TASK PROMPT
Begin with the first line of the material and copy each line word for word through the line that contains "plt.rcParams['axes.unicode_minus'] = False"; the pictures are left out.

▼

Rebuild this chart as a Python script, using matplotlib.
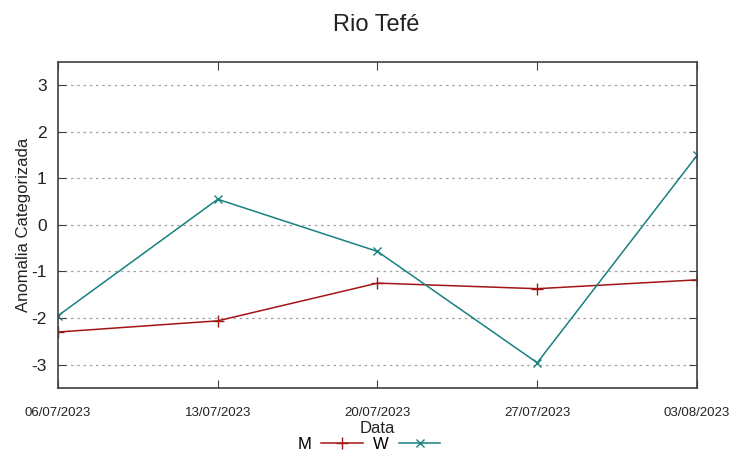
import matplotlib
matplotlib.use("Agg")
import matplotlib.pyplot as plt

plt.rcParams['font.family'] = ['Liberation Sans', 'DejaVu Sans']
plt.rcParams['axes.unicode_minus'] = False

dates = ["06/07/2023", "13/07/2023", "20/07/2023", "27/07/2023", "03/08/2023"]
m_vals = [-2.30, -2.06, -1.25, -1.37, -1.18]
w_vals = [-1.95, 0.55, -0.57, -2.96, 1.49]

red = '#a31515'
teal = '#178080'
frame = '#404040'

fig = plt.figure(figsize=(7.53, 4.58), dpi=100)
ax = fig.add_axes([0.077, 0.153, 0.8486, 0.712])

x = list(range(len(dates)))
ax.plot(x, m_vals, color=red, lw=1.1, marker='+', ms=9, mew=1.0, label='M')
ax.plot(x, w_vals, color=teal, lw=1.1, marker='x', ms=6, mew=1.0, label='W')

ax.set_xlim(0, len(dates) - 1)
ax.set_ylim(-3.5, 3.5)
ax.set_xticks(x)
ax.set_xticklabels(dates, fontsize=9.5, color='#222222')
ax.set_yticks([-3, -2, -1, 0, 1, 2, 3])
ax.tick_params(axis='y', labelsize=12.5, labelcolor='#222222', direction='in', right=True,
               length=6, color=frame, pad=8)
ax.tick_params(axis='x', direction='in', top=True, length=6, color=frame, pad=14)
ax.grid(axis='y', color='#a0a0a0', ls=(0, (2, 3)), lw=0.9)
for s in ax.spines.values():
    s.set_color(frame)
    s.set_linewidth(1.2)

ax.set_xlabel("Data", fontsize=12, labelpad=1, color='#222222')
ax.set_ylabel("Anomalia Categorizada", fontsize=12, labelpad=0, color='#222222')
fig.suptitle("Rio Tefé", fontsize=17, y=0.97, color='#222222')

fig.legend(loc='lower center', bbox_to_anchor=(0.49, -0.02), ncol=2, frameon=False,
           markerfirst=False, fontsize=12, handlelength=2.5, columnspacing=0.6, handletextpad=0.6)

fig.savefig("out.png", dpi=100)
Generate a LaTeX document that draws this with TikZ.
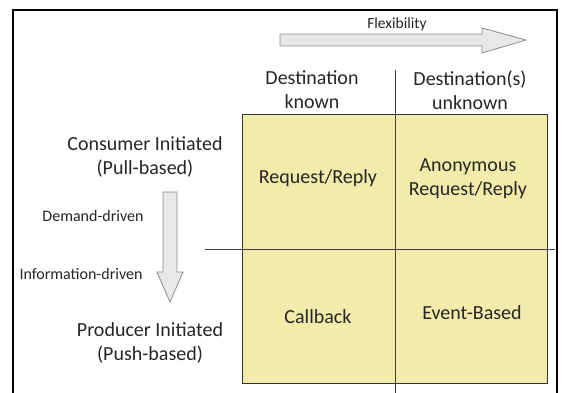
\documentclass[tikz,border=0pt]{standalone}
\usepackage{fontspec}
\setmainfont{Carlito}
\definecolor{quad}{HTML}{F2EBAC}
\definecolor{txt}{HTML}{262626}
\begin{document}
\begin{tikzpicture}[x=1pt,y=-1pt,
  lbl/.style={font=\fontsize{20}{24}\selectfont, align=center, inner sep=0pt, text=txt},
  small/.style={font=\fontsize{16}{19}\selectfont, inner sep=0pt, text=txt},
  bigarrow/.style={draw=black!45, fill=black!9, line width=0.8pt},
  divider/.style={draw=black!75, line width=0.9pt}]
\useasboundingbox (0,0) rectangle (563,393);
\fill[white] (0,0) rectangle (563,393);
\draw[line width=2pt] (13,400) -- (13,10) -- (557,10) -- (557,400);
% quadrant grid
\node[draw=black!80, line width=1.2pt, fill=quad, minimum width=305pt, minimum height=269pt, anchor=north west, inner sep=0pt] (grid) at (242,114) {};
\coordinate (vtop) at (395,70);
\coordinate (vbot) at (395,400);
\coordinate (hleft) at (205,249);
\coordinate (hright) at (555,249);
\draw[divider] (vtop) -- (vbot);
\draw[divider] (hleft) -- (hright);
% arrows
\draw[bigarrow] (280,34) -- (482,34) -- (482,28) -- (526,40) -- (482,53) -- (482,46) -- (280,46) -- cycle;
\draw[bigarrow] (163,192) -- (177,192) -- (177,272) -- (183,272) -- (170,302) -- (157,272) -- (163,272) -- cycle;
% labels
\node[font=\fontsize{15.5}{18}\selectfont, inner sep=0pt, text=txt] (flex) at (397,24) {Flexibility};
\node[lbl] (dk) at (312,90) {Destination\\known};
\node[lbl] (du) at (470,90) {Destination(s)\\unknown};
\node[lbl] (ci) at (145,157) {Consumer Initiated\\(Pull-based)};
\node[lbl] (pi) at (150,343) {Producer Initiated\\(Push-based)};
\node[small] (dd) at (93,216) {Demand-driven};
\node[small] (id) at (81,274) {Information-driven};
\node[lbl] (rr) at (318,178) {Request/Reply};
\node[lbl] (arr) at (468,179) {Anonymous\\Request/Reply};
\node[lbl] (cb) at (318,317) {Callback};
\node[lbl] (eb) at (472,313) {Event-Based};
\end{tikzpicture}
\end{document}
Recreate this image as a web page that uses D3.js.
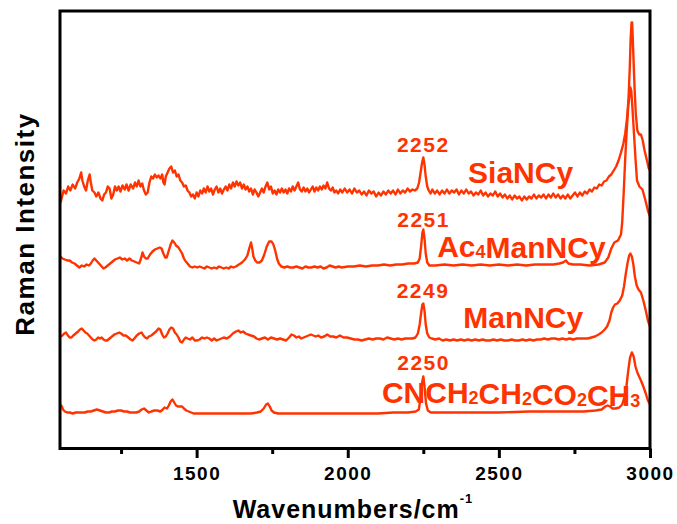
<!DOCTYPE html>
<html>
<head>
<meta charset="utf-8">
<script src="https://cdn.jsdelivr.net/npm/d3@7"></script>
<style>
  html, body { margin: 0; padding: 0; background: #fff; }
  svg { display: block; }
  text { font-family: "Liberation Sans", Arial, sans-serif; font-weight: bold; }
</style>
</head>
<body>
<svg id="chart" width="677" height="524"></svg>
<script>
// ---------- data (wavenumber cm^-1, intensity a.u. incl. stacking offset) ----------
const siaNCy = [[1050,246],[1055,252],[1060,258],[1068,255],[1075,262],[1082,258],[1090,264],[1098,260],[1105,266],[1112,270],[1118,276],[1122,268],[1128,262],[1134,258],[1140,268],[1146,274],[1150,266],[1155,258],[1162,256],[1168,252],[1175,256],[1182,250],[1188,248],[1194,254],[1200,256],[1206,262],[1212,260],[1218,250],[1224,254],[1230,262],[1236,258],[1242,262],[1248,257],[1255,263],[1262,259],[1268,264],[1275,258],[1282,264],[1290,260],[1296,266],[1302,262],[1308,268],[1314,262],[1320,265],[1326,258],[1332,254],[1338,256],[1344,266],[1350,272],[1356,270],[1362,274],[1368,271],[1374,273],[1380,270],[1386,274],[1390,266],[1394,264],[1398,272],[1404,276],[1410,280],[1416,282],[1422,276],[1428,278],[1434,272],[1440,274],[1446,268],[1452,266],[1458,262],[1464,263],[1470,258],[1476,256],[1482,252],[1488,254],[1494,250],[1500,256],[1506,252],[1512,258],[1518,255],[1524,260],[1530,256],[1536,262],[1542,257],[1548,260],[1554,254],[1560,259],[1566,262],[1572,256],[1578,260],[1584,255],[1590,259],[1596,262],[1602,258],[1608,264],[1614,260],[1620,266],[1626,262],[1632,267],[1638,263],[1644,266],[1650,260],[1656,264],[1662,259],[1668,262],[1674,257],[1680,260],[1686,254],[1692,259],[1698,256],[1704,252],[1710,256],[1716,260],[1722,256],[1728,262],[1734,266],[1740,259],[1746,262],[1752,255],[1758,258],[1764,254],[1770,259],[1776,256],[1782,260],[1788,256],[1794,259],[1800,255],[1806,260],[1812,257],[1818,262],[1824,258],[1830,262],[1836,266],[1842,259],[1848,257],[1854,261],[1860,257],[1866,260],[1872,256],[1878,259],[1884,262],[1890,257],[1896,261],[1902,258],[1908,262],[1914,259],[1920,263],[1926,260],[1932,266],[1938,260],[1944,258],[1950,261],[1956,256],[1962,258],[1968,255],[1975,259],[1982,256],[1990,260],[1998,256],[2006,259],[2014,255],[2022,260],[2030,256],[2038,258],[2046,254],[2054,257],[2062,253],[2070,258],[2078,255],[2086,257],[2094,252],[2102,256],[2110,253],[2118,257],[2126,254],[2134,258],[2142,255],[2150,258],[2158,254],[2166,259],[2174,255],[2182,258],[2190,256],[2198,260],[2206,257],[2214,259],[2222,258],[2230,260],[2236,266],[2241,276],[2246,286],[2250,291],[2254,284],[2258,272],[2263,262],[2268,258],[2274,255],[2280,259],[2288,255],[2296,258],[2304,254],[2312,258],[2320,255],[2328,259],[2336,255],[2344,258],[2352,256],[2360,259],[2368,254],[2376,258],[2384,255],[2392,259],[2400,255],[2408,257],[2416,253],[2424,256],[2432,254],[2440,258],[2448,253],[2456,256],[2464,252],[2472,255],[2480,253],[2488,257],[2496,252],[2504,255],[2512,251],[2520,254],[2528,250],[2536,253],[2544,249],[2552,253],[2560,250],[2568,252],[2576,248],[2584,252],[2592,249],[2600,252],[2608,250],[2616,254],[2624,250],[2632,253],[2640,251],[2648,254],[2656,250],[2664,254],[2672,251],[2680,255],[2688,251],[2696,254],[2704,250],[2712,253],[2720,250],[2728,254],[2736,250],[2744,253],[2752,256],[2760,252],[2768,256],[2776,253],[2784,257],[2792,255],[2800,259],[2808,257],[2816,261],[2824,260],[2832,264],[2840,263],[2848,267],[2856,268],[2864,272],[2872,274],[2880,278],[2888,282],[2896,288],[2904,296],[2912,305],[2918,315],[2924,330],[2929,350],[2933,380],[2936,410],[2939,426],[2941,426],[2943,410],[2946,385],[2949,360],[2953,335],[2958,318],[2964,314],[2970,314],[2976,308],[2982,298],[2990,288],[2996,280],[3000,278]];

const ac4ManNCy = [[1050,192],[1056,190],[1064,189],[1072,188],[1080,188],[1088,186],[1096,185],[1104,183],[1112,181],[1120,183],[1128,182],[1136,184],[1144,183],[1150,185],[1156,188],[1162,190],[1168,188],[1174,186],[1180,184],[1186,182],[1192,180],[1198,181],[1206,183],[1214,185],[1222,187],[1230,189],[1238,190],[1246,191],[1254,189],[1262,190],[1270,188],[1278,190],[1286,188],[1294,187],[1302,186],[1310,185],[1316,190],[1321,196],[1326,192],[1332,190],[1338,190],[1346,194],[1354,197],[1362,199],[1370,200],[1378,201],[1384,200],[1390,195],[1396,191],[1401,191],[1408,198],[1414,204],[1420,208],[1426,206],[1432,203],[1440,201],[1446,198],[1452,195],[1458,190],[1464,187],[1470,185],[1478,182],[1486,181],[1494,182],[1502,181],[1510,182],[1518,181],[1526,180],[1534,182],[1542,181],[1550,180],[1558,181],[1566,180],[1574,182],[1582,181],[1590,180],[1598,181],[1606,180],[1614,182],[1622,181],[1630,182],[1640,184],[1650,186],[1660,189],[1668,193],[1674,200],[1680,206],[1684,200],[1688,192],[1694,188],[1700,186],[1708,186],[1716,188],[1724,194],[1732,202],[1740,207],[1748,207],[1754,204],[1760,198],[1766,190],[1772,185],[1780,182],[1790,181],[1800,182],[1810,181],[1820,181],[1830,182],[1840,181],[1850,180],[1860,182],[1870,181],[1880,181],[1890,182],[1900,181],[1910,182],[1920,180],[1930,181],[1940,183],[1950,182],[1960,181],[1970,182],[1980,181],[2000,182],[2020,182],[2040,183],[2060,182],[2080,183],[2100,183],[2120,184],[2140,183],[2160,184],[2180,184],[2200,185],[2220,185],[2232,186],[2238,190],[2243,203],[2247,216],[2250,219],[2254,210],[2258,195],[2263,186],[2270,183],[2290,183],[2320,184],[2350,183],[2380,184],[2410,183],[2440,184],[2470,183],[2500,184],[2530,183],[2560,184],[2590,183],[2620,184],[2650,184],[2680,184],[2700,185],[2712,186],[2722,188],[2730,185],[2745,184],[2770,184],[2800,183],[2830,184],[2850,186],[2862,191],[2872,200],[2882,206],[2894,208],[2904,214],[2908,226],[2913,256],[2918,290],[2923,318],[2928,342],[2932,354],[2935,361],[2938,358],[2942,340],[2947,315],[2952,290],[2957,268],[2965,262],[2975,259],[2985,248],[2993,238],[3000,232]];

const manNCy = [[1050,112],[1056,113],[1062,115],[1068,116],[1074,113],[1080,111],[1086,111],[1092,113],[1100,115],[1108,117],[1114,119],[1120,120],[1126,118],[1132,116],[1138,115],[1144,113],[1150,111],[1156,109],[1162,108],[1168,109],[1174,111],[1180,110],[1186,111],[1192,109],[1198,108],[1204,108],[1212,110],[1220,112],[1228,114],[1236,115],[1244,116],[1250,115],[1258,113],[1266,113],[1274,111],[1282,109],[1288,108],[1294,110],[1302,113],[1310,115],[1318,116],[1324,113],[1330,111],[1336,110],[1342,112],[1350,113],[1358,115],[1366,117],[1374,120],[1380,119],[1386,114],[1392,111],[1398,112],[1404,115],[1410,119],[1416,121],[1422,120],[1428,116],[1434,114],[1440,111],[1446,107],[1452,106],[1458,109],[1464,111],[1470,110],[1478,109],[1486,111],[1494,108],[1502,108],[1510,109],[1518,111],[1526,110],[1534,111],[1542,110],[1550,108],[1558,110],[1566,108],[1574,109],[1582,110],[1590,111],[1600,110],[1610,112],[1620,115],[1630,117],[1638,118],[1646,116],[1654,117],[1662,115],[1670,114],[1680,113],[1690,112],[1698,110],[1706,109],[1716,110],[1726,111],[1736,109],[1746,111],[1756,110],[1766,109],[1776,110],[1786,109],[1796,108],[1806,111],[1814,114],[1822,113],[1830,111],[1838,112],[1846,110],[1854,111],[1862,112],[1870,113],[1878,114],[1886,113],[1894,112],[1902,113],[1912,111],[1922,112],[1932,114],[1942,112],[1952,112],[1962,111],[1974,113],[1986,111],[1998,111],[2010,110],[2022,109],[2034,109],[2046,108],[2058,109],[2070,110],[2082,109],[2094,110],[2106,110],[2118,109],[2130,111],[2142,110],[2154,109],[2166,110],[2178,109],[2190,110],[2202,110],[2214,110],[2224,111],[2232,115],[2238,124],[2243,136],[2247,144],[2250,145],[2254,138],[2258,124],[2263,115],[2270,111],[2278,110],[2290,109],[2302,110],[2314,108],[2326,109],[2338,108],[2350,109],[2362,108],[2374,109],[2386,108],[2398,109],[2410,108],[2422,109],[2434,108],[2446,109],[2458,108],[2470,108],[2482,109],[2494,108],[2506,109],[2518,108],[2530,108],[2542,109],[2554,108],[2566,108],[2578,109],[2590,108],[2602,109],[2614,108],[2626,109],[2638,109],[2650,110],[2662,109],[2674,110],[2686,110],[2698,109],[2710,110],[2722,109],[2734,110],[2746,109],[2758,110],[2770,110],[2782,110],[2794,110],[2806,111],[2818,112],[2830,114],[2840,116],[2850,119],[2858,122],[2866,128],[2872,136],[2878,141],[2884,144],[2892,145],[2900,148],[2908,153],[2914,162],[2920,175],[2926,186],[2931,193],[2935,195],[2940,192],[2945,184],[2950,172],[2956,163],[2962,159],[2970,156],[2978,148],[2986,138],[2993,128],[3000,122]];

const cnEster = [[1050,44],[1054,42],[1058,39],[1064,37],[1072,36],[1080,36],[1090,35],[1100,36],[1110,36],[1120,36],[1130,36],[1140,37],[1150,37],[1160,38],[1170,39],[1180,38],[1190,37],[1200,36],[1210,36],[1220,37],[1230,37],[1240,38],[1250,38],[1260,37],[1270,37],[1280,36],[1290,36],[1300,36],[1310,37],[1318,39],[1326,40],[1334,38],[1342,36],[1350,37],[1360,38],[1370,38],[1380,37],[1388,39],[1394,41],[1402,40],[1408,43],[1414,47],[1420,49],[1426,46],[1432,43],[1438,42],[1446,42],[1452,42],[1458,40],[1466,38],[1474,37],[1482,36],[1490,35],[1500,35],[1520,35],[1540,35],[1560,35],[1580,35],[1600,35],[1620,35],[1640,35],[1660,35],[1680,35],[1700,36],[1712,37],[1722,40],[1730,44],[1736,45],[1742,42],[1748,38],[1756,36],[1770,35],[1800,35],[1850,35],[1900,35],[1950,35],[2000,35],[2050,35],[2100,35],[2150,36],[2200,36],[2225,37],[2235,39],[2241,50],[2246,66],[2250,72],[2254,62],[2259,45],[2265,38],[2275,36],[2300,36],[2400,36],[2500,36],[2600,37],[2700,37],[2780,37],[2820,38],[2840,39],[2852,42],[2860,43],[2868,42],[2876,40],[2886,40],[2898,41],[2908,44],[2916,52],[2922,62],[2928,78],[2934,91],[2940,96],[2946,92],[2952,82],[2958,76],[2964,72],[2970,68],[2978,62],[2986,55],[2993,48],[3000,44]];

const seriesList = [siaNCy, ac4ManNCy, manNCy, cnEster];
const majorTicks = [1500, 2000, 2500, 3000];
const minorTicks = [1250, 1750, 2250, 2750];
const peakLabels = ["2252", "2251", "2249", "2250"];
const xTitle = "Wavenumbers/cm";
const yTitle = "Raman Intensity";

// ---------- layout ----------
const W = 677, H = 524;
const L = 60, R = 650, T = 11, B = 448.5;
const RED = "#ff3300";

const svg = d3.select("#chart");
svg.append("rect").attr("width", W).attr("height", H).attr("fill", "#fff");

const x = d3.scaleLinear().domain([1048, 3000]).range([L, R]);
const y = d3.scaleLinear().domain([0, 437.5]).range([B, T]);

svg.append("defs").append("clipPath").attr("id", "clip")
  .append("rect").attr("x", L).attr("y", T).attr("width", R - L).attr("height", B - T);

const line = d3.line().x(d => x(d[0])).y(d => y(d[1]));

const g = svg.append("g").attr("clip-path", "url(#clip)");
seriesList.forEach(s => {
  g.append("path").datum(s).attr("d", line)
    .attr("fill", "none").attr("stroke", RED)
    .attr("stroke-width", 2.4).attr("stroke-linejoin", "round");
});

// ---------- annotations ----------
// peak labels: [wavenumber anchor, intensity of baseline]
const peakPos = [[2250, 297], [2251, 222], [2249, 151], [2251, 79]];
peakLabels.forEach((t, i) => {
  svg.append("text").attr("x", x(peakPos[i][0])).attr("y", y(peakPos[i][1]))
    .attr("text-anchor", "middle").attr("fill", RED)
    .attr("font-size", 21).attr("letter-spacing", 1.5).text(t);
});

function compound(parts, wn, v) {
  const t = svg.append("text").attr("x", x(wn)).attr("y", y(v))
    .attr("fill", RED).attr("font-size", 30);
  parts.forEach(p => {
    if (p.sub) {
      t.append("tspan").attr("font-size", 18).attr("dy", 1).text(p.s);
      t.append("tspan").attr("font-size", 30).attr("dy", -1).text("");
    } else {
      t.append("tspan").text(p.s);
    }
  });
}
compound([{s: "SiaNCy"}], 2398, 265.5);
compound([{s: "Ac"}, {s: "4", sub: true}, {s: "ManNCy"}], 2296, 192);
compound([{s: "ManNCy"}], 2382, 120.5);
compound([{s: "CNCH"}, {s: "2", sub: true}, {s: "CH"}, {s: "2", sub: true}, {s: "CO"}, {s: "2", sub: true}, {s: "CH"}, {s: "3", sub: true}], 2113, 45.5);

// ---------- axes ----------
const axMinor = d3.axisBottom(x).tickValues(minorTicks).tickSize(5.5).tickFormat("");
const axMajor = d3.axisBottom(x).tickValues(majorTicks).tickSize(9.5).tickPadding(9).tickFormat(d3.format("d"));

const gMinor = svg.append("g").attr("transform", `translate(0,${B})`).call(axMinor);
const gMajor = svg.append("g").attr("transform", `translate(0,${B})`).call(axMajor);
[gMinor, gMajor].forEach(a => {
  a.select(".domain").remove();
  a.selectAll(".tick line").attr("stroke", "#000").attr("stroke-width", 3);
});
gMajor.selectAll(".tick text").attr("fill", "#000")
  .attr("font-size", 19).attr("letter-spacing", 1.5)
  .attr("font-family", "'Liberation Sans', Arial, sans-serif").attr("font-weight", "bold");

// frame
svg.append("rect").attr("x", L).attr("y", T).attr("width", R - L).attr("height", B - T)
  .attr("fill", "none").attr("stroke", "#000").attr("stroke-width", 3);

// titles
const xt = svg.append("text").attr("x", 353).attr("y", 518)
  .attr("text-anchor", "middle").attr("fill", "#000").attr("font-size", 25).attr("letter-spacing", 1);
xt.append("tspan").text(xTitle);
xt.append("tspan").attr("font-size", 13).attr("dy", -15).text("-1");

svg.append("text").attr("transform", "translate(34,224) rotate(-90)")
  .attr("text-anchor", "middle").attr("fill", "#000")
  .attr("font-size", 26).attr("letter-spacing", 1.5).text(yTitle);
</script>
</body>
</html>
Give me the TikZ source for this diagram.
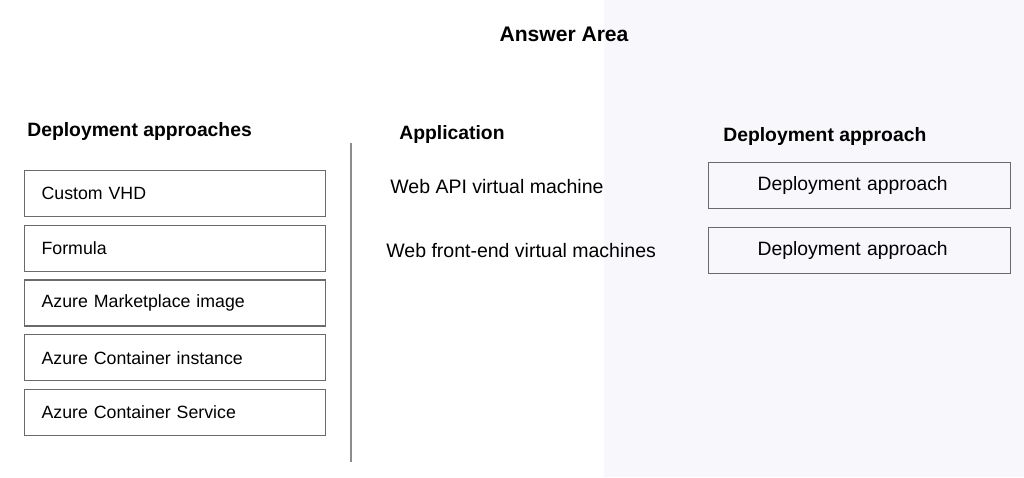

▲

EXERCISE RESULT
Rebuild this chart as a Python script, using matplotlib.
import matplotlib
matplotlib.use("Agg")
import matplotlib.pyplot as plt

plt.rcParams['font.family'] = ['Liberation Sans', 'DejaVu Sans']
plt.rcParams['axes.unicode_minus'] = False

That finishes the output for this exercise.